NOTE TO MY CHILDREN. I don't have to do much tongue biting. You're doing a great job. You make me proud daily as I watch you. I caution you that you may soon begin to hear voices too.

As we grow more experienced (older) in life, we begin to offer our opinions and insights to those individuals around us that sorely need our wisdom and guidance. This phase begins when we, as toddlers, try to convince infants that the red sippy cup is ours and no you can't have it. You need to get your bottle. By the time we are old, whenever that is, we are full of knowledge about just about everything. Just ask us. But you won't, so we have to tell you.

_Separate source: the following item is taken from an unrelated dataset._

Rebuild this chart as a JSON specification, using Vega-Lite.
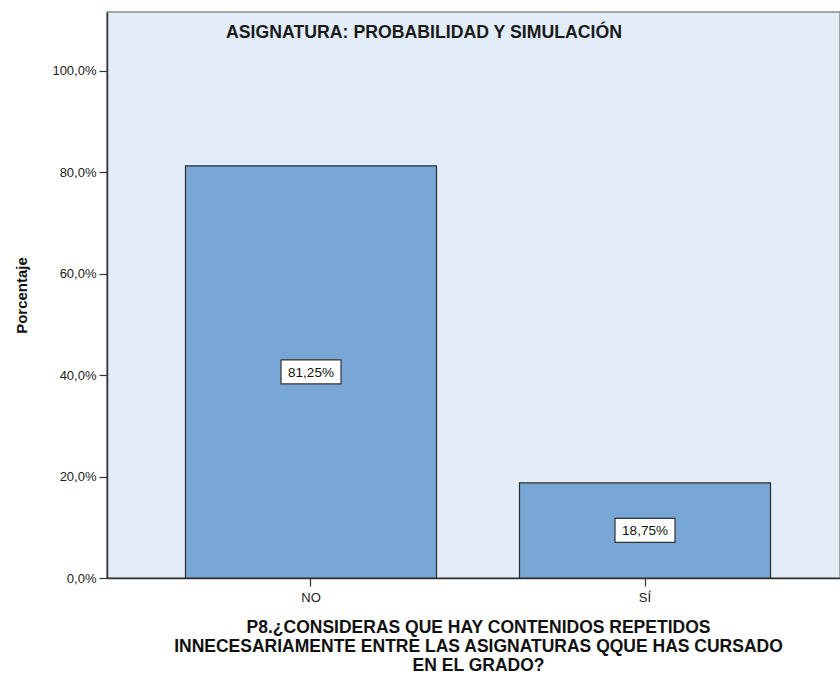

You see, from cradle to grave, we want things our way. Unfortunately life is not like Burger King and we don't always get it our way. With all that said, my premise is that throughout life we just want what we want. We want it done the right way, which is our way and can't understand why everyone doesn't just listen to us and have a better life because our way is, in fact, the best way.

If you have any questions about anything, ask somebody, anybody. They will be glad to tell you just what you need to do. I promise they know best.

The views expressed by the author of this piece are entirely my own and by my own definition above, are the only ones that matter. If you disagree, write your own. They will be right too.